Leave out the pictures, then reproduce the rest of the material exactly.

[Source excerpt]:
★ ★ ★ ★ ★

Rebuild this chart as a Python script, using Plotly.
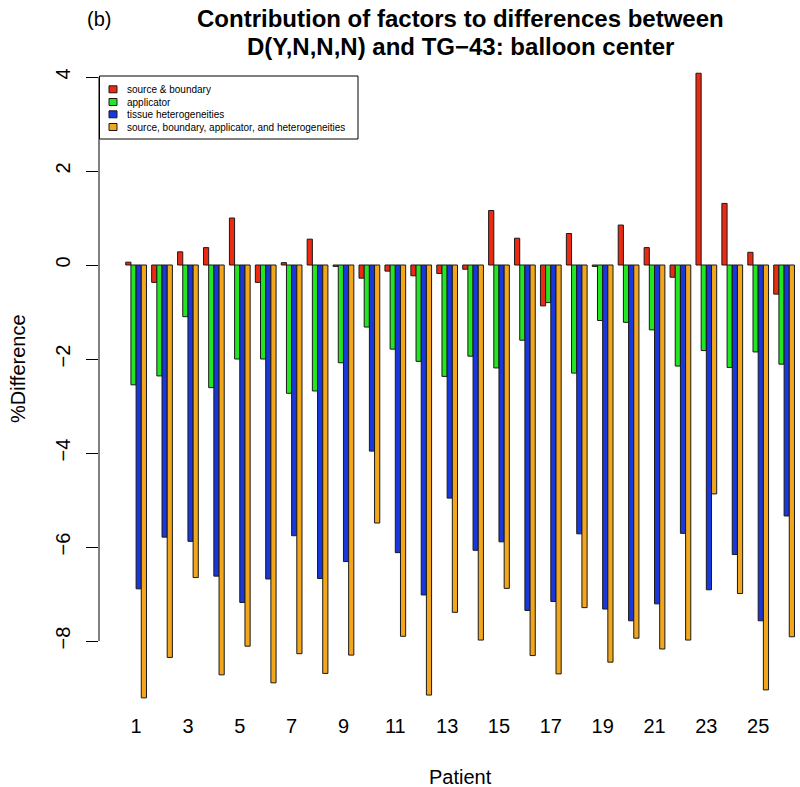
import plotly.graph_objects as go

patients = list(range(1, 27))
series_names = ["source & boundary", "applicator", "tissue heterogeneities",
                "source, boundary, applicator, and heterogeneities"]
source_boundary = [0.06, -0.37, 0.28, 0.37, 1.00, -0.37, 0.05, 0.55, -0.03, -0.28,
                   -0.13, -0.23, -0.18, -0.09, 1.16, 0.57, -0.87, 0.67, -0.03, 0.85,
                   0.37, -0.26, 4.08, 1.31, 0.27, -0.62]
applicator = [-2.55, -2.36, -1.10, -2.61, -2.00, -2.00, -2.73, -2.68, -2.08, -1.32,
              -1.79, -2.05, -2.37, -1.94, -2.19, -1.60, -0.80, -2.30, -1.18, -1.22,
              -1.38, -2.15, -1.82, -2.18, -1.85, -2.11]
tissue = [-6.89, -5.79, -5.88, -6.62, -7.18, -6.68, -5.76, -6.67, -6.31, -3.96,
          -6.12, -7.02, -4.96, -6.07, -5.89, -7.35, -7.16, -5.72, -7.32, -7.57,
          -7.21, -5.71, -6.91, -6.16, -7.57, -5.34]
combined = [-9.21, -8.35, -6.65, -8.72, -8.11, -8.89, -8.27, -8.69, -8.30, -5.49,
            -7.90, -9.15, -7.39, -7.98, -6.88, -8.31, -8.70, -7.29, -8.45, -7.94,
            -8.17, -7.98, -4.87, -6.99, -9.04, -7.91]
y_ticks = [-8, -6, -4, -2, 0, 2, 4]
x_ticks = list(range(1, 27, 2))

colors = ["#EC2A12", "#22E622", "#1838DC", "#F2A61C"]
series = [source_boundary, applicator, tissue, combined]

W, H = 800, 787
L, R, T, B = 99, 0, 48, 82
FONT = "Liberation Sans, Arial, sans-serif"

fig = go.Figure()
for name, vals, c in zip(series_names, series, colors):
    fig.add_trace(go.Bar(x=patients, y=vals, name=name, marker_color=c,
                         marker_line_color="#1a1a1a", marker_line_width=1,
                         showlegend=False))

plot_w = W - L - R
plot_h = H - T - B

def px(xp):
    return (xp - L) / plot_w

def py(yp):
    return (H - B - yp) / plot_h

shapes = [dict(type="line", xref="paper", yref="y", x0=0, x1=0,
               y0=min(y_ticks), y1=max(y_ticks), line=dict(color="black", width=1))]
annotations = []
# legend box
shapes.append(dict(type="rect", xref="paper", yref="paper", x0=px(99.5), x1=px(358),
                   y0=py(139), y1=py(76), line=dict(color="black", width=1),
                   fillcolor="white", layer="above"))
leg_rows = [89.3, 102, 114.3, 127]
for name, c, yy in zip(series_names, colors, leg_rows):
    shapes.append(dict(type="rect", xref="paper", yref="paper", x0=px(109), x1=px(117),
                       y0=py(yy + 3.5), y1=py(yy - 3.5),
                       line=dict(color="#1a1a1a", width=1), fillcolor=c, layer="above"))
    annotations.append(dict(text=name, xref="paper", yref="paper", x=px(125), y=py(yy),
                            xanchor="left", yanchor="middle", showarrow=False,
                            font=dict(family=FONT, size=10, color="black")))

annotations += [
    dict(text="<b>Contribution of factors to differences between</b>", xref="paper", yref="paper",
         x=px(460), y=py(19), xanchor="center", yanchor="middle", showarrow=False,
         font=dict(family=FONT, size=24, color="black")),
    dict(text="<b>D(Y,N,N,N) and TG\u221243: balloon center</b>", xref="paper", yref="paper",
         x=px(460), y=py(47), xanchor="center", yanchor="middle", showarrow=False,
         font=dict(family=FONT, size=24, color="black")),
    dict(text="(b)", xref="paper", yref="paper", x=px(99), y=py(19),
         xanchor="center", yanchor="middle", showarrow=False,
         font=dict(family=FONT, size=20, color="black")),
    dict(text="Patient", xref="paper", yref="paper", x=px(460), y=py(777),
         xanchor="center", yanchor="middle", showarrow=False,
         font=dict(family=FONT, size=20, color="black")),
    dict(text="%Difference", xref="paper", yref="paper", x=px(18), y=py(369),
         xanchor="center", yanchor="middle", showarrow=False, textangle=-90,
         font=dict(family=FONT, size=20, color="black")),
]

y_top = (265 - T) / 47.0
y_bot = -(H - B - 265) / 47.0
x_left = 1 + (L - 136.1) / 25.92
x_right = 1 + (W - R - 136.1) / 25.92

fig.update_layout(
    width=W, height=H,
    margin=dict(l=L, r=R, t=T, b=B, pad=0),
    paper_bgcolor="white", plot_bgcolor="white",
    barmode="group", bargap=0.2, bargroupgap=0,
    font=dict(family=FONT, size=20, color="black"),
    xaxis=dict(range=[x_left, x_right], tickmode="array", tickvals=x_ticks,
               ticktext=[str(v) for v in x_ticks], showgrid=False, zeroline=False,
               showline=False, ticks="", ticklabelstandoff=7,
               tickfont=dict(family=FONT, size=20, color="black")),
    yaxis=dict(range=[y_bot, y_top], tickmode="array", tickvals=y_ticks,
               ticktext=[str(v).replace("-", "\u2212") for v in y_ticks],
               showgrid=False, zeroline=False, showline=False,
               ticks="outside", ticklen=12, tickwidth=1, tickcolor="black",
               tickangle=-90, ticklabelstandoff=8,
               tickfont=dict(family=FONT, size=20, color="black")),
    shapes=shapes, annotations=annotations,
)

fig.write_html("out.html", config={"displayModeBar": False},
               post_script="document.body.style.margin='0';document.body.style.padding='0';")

★ ★ ★ ★ ★

[Solution]:
Rebuild this chart as a Python script, using Plotly.
import plotly.graph_objects as go

patients = list(range(1, 27))
series_names = ["source & boundary", "applicator", "tissue heterogeneities",
                "source, boundary, applicator, and heterogeneities"]
source_boundary = [0.06, -0.37, 0.28, 0.37, 1.00, -0.37, 0.05, 0.55, -0.03, -0.28,
                   -0.13, -0.23, -0.18, -0.09, 1.16, 0.57, -0.87, 0.67, -0.03, 0.85,
                   0.37, -0.26, 4.08, 1.31, 0.27, -0.62]
applicator = [-2.55, -2.36, -1.10, -2.61, -2.00, -2.00, -2.73, -2.68, -2.08, -1.32,
              -1.79, -2.05, -2.37, -1.94, -2.19, -1.60, -0.80, -2.30, -1.18, -1.22,
              -1.38, -2.15, -1.82, -2.18, -1.85, -2.11]
tissue = [-6.89, -5.79, -5.88, -6.62, -7.18, -6.68, -5.76, -6.67, -6.31, -3.96,
          -6.12, -7.02, -4.96, -6.07, -5.89, -7.35, -7.16, -5.72, -7.32, -7.57,
          -7.21, -5.71, -6.91, -6.16, -7.57, -5.34]
combined = [-9.21, -8.35, -6.65, -8.72, -8.11, -8.89, -8.27, -8.69, -8.30, -5.49,
            -7.90, -9.15, -7.39, -7.98, -6.88, -8.31, -8.70, -7.29, -8.45, -7.94,
            -8.17, -7.98, -4.87, -6.99, -9.04, -7.91]
y_ticks = [-8, -6, -4, -2, 0, 2, 4]
x_ticks = list(range(1, 27, 2))

colors = ["#EC2A12", "#22E622", "#1838DC", "#F2A61C"]
series = [source_boundary, applicator, tissue, combined]

W, H = 800, 787
L, R, T, B = 99, 0, 48, 82
FONT = "Liberation Sans, Arial, sans-serif"

fig = go.Figure()
for name, vals, c in zip(series_names, series, colors):
    fig.add_trace(go.Bar(x=patients, y=vals, name=name, marker_color=c,
                         marker_line_color="#1a1a1a", marker_line_width=1,
                         showlegend=False))

plot_w = W - L - R
plot_h = H - T - B

def px(xp):
    return (xp - L) / plot_w

def py(yp):
    return (H - B - yp) / plot_h

shapes = [dict(type="line", xref="paper", yref="y", x0=0, x1=0,
               y0=min(y_ticks), y1=max(y_ticks), line=dict(color="black", width=1))]
annotations = []
# legend box
shapes.append(dict(type="rect", xref="paper", yref="paper", x0=px(99.5), x1=px(358),
                   y0=py(139), y1=py(76), line=dict(color="black", width=1),
                   fillcolor="white", layer="above"))
leg_rows = [89.3, 102, 114.3, 127]
for name, c, yy in zip(series_names, colors, leg_rows):
    shapes.append(dict(type="rect", xref="paper", yref="paper", x0=px(109), x1=px(117),
                       y0=py(yy + 3.5), y1=py(yy - 3.5),
                       line=dict(color="#1a1a1a", width=1), fillcolor=c, layer="above"))
    annotations.append(dict(text=name, xref="paper", yref="paper", x=px(125), y=py(yy),
                            xanchor="left", yanchor="middle", showarrow=False,
                            font=dict(family=FONT, size=10, color="black")))

annotations += [
    dict(text="<b>Contribution of factors to differences between</b>", xref="paper", yref="paper",
         x=px(460), y=py(19), xanchor="center", yanchor="middle", showarrow=False,
         font=dict(family=FONT, size=24, color="black")),
    dict(text="<b>D(Y,N,N,N) and TG\u221243: balloon center</b>", xref="paper", yref="paper",
         x=px(460), y=py(47), xanchor="center", yanchor="middle", showarrow=False,
         font=dict(family=FONT, size=24, color="black")),
    dict(text="(b)", xref="paper", yref="paper", x=px(99), y=py(19),
         xanchor="center", yanchor="middle", showarrow=False,
         font=dict(family=FONT, size=20, color="black")),
    dict(text="Patient", xref="paper", yref="paper", x=px(460), y=py(777),
         xanchor="center", yanchor="middle", showarrow=False,
         font=dict(family=FONT, size=20, color="black")),
    dict(text="%Difference", xref="paper", yref="paper", x=px(18), y=py(369),
         xanchor="center", yanchor="middle", showarrow=False, textangle=-90,
         font=dict(family=FONT, size=20, color="black")),
]

y_top = (265 - T) / 47.0
y_bot = -(H - B - 265) / 47.0
x_left = 1 + (L - 136.1) / 25.92
x_right = 1 + (W - R - 136.1) / 25.92

fig.update_layout(
    width=W, height=H,
    margin=dict(l=L, r=R, t=T, b=B, pad=0),
    paper_bgcolor="white", plot_bgcolor="white",
    barmode="group", bargap=0.2, bargroupgap=0,
    font=dict(family=FONT, size=20, color="black"),
    xaxis=dict(range=[x_left, x_right], tickmode="array", tickvals=x_ticks,
               ticktext=[str(v) for v in x_ticks], showgrid=False, zeroline=False,
               showline=False, ticks="", ticklabelstandoff=7,
               tickfont=dict(family=FONT, size=20, color="black")),
    yaxis=dict(range=[y_bot, y_top], tickmode="array", tickvals=y_ticks,
               ticktext=[str(v).replace("-", "\u2212") for v in y_ticks],
               showgrid=False, zeroline=False, showline=False,
               ticks="outside", ticklen=12, tickwidth=1, tickcolor="black",
               tickangle=-90, ticklabelstandoff=8,
               tickfont=dict(family=FONT, size=20, color="black")),
    shapes=shapes, annotations=annotations,
)

fig.write_html("out.html", config={"displayModeBar": False},
               post_script="document.body.style.margin='0';document.body.style.padding='0';")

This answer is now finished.